You want friends that will keep it real with you while also being your biggest

supporters. When I made the decision to drop out of school and pursue my dreams,

this was my best friend, Lucas. He was one of the only people who believed in my

abilities more than I believed in myself. He constantly reminded me to bet on myself

and we would make time to meet up and talk about our dreams. I’m so grateful for our

friendship. You don’t need a large circle, but you need at least one person that will

hold you accountable and believe in you.

Friends are extremely important because by nature, human beings are social creatures.

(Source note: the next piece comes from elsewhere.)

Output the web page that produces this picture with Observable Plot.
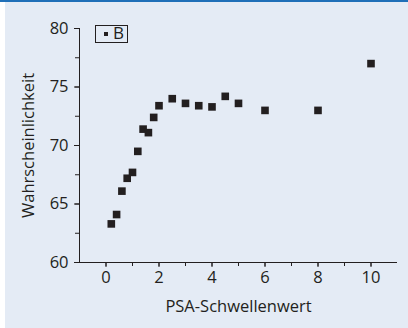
<!DOCTYPE html>
<html><head><meta charset="utf-8">
<script src="https://cdn.jsdelivr.net/npm/d3@7"></script>
<script src="https://cdn.jsdelivr.net/npm/@observablehq/plot@0.6"></script>
<style>
html,body{margin:0;padding:0;background:#fff;}
#wrap{position:relative;width:408px;height:328px;overflow:hidden;background:#fff;}
#bg{position:absolute;left:5px;top:0;width:403px;height:328px;background:#e4ebf5;}
#topline{position:absolute;left:0;top:0;width:408px;height:1.5px;background:#1f6fb8;}
#chart{position:absolute;left:0;top:0;}
#chart svg text{font-size:16.5px;fill:#231f20;}
#legend{position:absolute;left:95px;top:25px;width:31px;height:16px;border:1px solid #231f20;font-family:"Open Sans",sans-serif;font-size:17px;line-height:16px;color:#231f20;}
#legend .sw{position:absolute;left:8px;top:6px;width:4px;height:4px;background:#231f20;}
#legend .lb{position:absolute;left:17px;top:-1px;}
</style></head>
<body>
<div id="wrap"><div id="bg"></div><div id="chart"></div><div id="topline"></div>
<div id="legend"><span class="sw"></span><span class="lb" id="lbl"></span></div></div>
<script>
const seriesName = "B";
const psa = [0.2,0.4,0.6,0.8,1.0,1.2,1.4,1.6,1.8,2.0,2.5,3.0,3.5,4.0,4.5,5.0,6.0,8.0,10.0];
const prob = [63.3,64.1,66.1,67.2,67.7,69.5,71.4,71.1,72.4,73.4,74.0,73.6,73.4,73.3,74.2,73.6,73.0,73.0,77.0];
const xTicks = [0,2,4,6,8,10];
const xMinor = [0,1,2,3,4,5,6,7,8,9,10];
const yTicks = [60,65,70,75,80];
const yMinor = [60,62.5,65,67.5,70,72.5,75,77.5,80];
const xLabel = "PSA-Schwellenwert";
const yLabel = "Wahrscheinlichkeit";

document.getElementById("lbl").textContent = seriesName;
const data = psa.map((x,i)=>({x, y: prob[i]}));
const ink = "#231f20";
const chart = Plot.plot({
  width: 408, height: 328,
  marginLeft: 79, marginRight: 11, marginTop: 28, marginBottom: 66,
  style: {background: "transparent", fontFamily: "'Open Sans', sans-serif", fontSize: "16.5px", color: ink},
  x: {domain: [-1, 11], label: null},
  y: {domain: [60, 80], label: null},
  marks: [
    Plot.ruleY([60], {stroke: ink, strokeWidth: 1}),
    Plot.ruleX([-1], {stroke: ink, strokeWidth: 1}),
    Plot.axisX(xMinor, {tickSize: 4, tickFormat: () => "", stroke: ink}),
    Plot.axisX(xTicks, {tickSize: 5, tickPadding: 4, stroke: ink, fill: ink, label: xLabel, labelAnchor: "center", labelArrow: "none", labelOffset: 49}),
    Plot.axisY(yMinor, {tickSize: 4, tickFormat: () => "", stroke: ink}),
    Plot.axisY(yTicks, {tickSize: 5, tickPadding: 6, stroke: ink, fill: ink, label: yLabel, labelAnchor: "center", labelArrow: "none", labelOffset: 57}),
    Plot.dot(data, {x: "x", y: "y", symbol: "square", r: 4.3, fill: ink, stroke: "none"})
  ]
});
document.getElementById("chart").appendChild(chart);
</script>
</body></html>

We not only want community, but it is also necessary for our development and

fulfillment throughout our lives. There was a fascinating study based on a story in

Malcolm Gladwell’s book, Outliers, about a community called Roseto Valfortore. The

people that lived in this community had a strong sense of belonging with one-another

and a surprisingly low death rate from heart-attacks. Correlations have since been

made from studying this community that physical health cannot be measured in

isolation of someone’s culture and the community in which they live. Yes individual

actions and decisions are important, but this study proved that culture and community

also affect your well-being.

In conclusion, friends are important because they will be there to lift you up when

you’re felling down, cheer you on when you’re succeeding, and provide you with

memories and experiences that will last you a lifetime. Friends will provide you with a

sense of community, more fulfillment in your day-to-day life and according to Malcolm

Gladwell, better physical health and well-being.